Andar descalço na rua, fingir demência e entrar no supermercado ou no restaurante sem camisa, tomar cerveja quente 7 horas da manhã, escutar som alto no carro até 3 da madrugada entre outros papelões desta gente bonita e brejeira e sem noção chamada turista.
Mas não tenho nada contra turista, não. Eu até gosto. Mas, principalmente, os comerciantes gostam, os donos de casas de aluguel gostam, os hoteleiros gostam, os ambulantes gostam.
Só quem não vai gostar mesmo é o SUS.
A demanda dos tempos pré-COVID parecia mais que dobrar nesta época dependendo da cidade e agora sabe-se lá o que vai acontecer, porque se tem uma coisa que quase todo mundo fica na praia é folgado.
Vai ter figura entrando correndo sem máscara no supermercado só pra pegar um fardinho de Kaiser ou um pacote de salsicha, ou então olhando vitrine com a máscara no queixo porque deve ser por lá que este ser humano respira, vai saber.
“Ah, com esse calor, não tem corona vírus que aguente”, ou então, “com umas três latinhas já matei o bicho”. Que tal, “isso é coisa de fresco, aqui não pega nada”, ou quem sabe, “não existe esse negócio aí de COVID, não! Só inventaram isso aí pra vender máscara e álcool gel”
Mas a grande amostra de ignorância bovina que eu devo escutar em algum momento nos próximos meses deverá ser a seguinte pérola: “vai ver se nos Estados Unidos e na China eles pararam tudo que nem aqui? Aí a gente para e eles vendem pra nós mais caro!”
Claro, claro, grande mestre das teorias conspiratórias. Para se desculpar da sua folga e deixar de usar um pedaço de tecido na frente da sua carinha espertinha, vale tudo, até fingir que na China não teve lockdown obrigatório ou que nos Estados Unidos (tal como aqui) a coisa sempre esteve sob controle.
Em algum momento de hoje até o dia 20 de dezembro deveremos ir à praia pela última vez até o fim da temporada, salvo algo extraordinário, como por exemplo, o cancelamento das férias de fim de ano, porque simplesmente não é seguro.
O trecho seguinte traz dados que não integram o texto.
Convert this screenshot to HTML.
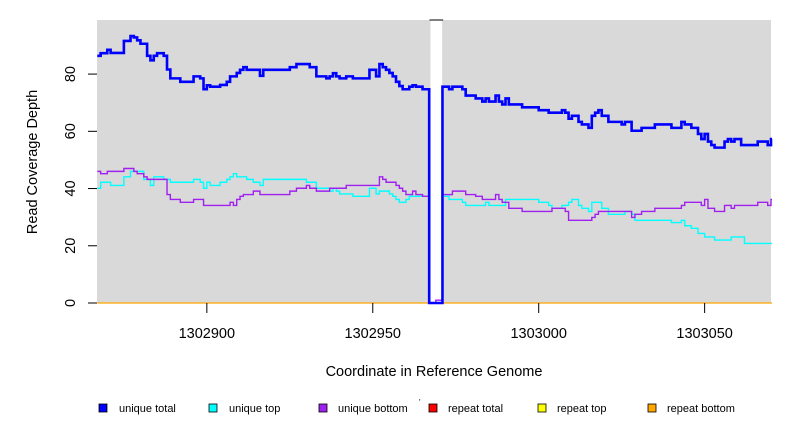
<!DOCTYPE html>
<html><head><meta charset="utf-8"><style>
html,body{margin:0;padding:0;background:#fff;width:792px;height:432px;overflow:hidden}
svg text{font-family:"Liberation Sans",sans-serif}
</style></head><body>
<svg id="chart" width="792" height="432" xmlns="http://www.w3.org/2000/svg">
<rect x="97" y="20" width="674" height="283" fill="#d9d9d9"/>
<g id="series"></g>
<g id="axes"></g>
<text x="434" y="376" font-size="14.5" text-anchor="middle">Coordinate in Reference Genome</text>
<text transform="translate(37,162) rotate(-90)" font-size="14.5" text-anchor="middle">Read Coverage Depth</text>
<g font-size="11">
<rect x="99" y="404" width="8" height="8" fill="#0000ff" stroke="#000" stroke-width="0.8"/>
<text x="119" y="412">unique total</text>
<rect x="209" y="404" width="8" height="8" fill="#00ffff" stroke="#000" stroke-width="0.8"/>
<text x="229" y="412">unique top</text>
<rect x="319" y="404" width="8" height="8" fill="#a020f0" stroke="#000" stroke-width="0.8"/>
<text x="338" y="412">unique bottom</text>
<text x="419" y="405" font-size="8">'</text>
<rect x="429" y="404" width="8" height="8" fill="#ff0000" stroke="#000" stroke-width="0.8"/>
<text x="448" y="412">repeat total</text>
<rect x="538" y="404" width="8" height="8" fill="#ffff00" stroke="#000" stroke-width="0.8"/>
<text x="557" y="412">repeat top</text>
<rect x="648" y="404" width="8" height="8" fill="#ffa500" stroke="#000" stroke-width="0.8"/>
<text x="667" y="412">repeat bottom</text>
</g>
</svg>
<script>
const baseStart = 1302867;
const xTicks = [1302900, 1302950, 1303000, 1303050];
const yTicks = [0, 20, 40, 60, 80];
const gapRange = [1302967.4, 1302970.9];
const seriesEnd = 203.3;
// runs: [offset from baseStart, depth]
const uniqueTotal = [[0,86.4],[1,87.3],[3,88.5],[4,87.4],[8,91.6],[10,93.3],[11,92.8],[12,91.8],[13,90.6],[15,86.4],[16,84.8],[17,86.4],[18,87.3],[20,86.4],[21,81.6],[22,78.5],[25,77.3],[29,79.2],[31,78.5],[32,74.7],[33,76.1],[34,75.6],[37,76.2],[39,77.3],[40,79.2],[42,80.4],[43,81.5],[44,82.4],[45,81.5],[49,79.4],[50,81.5],[58,82.4],[60,83.5],[64,82.4],[66,79.2],[69,78.5],[70,79.2],[71,80.3],[72,79.2],[73,78.5],[75,79.2],[77,78.5],[82,81.5],[84,79.2],[85,83.5],[86,82.4],[87,81.5],[88,80.4],[89,79.2],[90,77.3],[91,75.8],[92,74.7],[94,75.6],[95,76.1],[96,75.6],[98,74.7],[100,0],[104,75.6],[106,74.7],[107,75.6],[110,74.7],[111,72.5],[114,71.5],[116,70.4],[117,71.5],[118,70.4],[120,72.5],[121,70.4],[122,69.4],[123,71.5],[124,69.4],[128,68.4],[133,67.4],[136,66.5],[140,67.4],[141,66.5],[142,64.4],[143,65.4],[145,63.3],[146,62.4],[148,61.2],[149,65.4],[150,66.5],[151,67.4],[152,65.4],[154,63.3],[158,62.4],[159,63.3],[161,60.2],[164,61.2],[168,62.4],[173,61.2],[176,63.3],[177,62.4],[179,61.2],[181,59.1],[182,57.3],[183,59.1],[184,56.4],[185,55.2],[186,54.3],[189,56.4],[190,57.3],[191,56.4],[192,57.3],[194,55.2],[199,56.4],[202,55.2],[203,57.3]];
const uniqueTop = [[0,40.1],[1,42.2],[4,41.1],[8,44.1],[10,46.0],[14,43.2],[16,41.1],[17,44.1],[20,43.2],[22,42.2],[29,43.2],[31,42.2],[32,40.1],[33,42.2],[34,41.1],[37,42.2],[39,43.2],[40,44.1],[41,45.2],[42,44.1],[45,43.2],[47,42.2],[49,41.1],[50,43.2],[63,42.2],[66,40.1],[70,39.1],[71,40.1],[72,39.1],[73,38.1],[77,37.3],[82,40.1],[84,38.1],[85,39.1],[88,38.1],[89,37.3],[90,36.2],[91,35.2],[93,36.2],[94,37.3],[100,0],[104,37.3],[106,36.2],[110,35.2],[111,34.1],[117,35.2],[118,34.1],[123,36.2],[133,35.2],[136,34.1],[137,33.1],[140,34.1],[142,35.2],[143,36.2],[145,34.1],[146,33.1],[148,32.0],[149,35.2],[152,33.1],[154,31.0],[159,32.0],[161,31.0],[162,28.9],[173,28.1],[176,28.9],[177,27.0],[179,26.1],[181,24.3],[183,23.1],[186,22.0],[191,23.1],[195,20.8]];
const uniqueBottom = [[0,46.0],[1,45.2],[3,46.0],[8,47.0],[11,46.0],[12,45.2],[14,44.1],[15,43.2],[21,37.9],[22,36.2],[25,35.2],[29,36.2],[32,34.1],[40,35.2],[41,34.1],[42,36.2],[43,37.3],[44,37.9],[47,39.1],[49,37.9],[58,39.1],[60,40.1],[63,41.1],[64,40.1],[66,39.1],[70,40.1],[75,41.1],[85,44.1],[86,43.2],[87,42.2],[90,41.1],[91,40.1],[92,39.1],[93,37.9],[95,39.1],[96,37.9],[98,37.3],[100,0],[102,1],[104,37.9],[107,39.1],[111,37.9],[114,37.3],[116,36.2],[120,37.9],[121,36.2],[122,35.2],[124,33.1],[128,32.0],[137,33.1],[141,32.0],[142,28.9],[149,29.9],[150,31.0],[151,32.0],[161,29.9],[162,31.0],[164,32.0],[168,33.1],[176,34.1],[177,35.2],[182,34.1],[183,36.2],[184,33.1],[186,32.0],[189,34.1],[191,33.1],[192,34.1],[199,35.2],[202,34.1],[203,36.2]];
const repeatBottom = [[0,0]];

const NS = 'http://www.w3.org/2000/svg';
const X0 = 97, X1 = 771, Y0 = 303, Y1 = 20;
const xMin = 1302866.9, xMax = 1303070, yMin = 0, yMax = 98.9;
function xs(c){ return X0 + (c - xMin) / (xMax - xMin) * (X1 - X0); }
function ys(v){ return Y0 - (v - yMin) / (yMax - yMin) * (Y0 - Y1); }
const sg = document.getElementById('series');
const ag = document.getElementById('axes');

const gap = document.createElementNS(NS, 'rect');


gap.setAttribute('x', xs(gapRange[0])); gap.setAttribute('y', Y1);
gap.setAttribute('width', xs(gapRange[1]) - xs(gapRange[0])); gap.setAttribute('height', Y0 - Y1);
gap.setAttribute('fill', '#fff');
sg.appendChild(gap);
const gapTop = document.createElementNS(NS, 'line');


gapTop.setAttribute('x1', xs(gapRange[0]) - 1); gapTop.setAttribute('x2', xs(gapRange[1]) + 1);
gapTop.setAttribute('y1', Y1); gapTop.setAttribute('y2', Y1);
gapTop.setAttribute('stroke', '#000'); gapTop.setAttribute('stroke-width', '1');
sg.appendChild(gapTop);

function stepPath(runs){
  let d = '';
  runs.forEach((r, i) => {
    const x = xs(baseStart + r[0]).toFixed(2), y = ys(r[1]).toFixed(2);
    d += (i === 0 ? 'M' + x + ' ' + y : 'H' + x + 'V' + y);
  });
  d += 'H' + xs(baseStart + seriesEnd).toFixed(2);
  return d;
}
function addSeries(runs, name, color, w){
  const p = document.createElementNS(NS, 'path');
  
  
  p.setAttribute('d', stepPath(runs));
  p.setAttribute('fill', 'none');
  p.setAttribute('stroke', color);
  p.setAttribute('stroke-width', w);
  sg.appendChild(p);
}
addSeries(repeatBottom, 'repeat-bottom-line', '#ffa500', 1.2);
addSeries(uniqueTop, 'unique-top-line', '#00ffff', 1.4);
addSeries(uniqueBottom, 'unique-bottom-line', '#a020f0', 1.4);
addSeries(uniqueTotal, 'unique-total-line', '#0000ff', 2.6);

xTicks.forEach(t => {
  const l = document.createElementNS(NS, 'line');
  
  
  l.setAttribute('x1', xs(t)); l.setAttribute('x2', xs(t));
  l.setAttribute('y1', Y0); l.setAttribute('y2', Y0 + 10);
  l.setAttribute('stroke', '#000');
  ag.appendChild(l);
  const tx = document.createElementNS(NS, 'text');
  
  
  tx.setAttribute('x', xs(t)); tx.setAttribute('y', 338);
  tx.setAttribute('font-size', '14.5'); tx.setAttribute('text-anchor', 'middle');
  tx.textContent = t;
  ag.appendChild(tx);
});
yTicks.forEach(t => {
  const l = document.createElementNS(NS, 'line');
  
  
  l.setAttribute('x1', X0 - 9); l.setAttribute('x2', X0);
  l.setAttribute('y1', ys(t)); l.setAttribute('y2', ys(t));
  l.setAttribute('stroke', '#000');
  ag.appendChild(l);
  const tx = document.createElementNS(NS, 'text');
  
  
  tx.setAttribute('transform', 'translate(75,' + ys(t) + ') rotate(-90)');
  tx.setAttribute('font-size', '14.5'); tx.setAttribute('text-anchor', 'middle');
  tx.textContent = t;
  ag.appendChild(tx);
});
</script>
</body></html>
A mistura de pandemia e gente sem noção é explosiva, ainda mais no verão das lindas praias catarinenses. Nós, os nativos, continuamos com nossas vidas da mesma forma, cuidando ainda mais porque nossa população mais que dobra e os cuidados caem abaixo da metade.
Quem não tá nem aí vai na onda e tudo tende a virar uma bola de neve com carga viral, não ligando a mínima para nada, inconsequentemente.
Foi assim após cada feriadão neste ano. Quinze dias depois pipocavam notícias de aumento de casos aqui e em cidades vizinhas como Itajaí, Blumenau ou Navegantes. Agora com as férias e mais pessoas vindo até de outros estados, o negócio é ficar dentro de casa mesmo.
2020 está quase no fim e muitas coisas coisas jamais serão as mesmas.
Exceto a falta de noção das pessoas.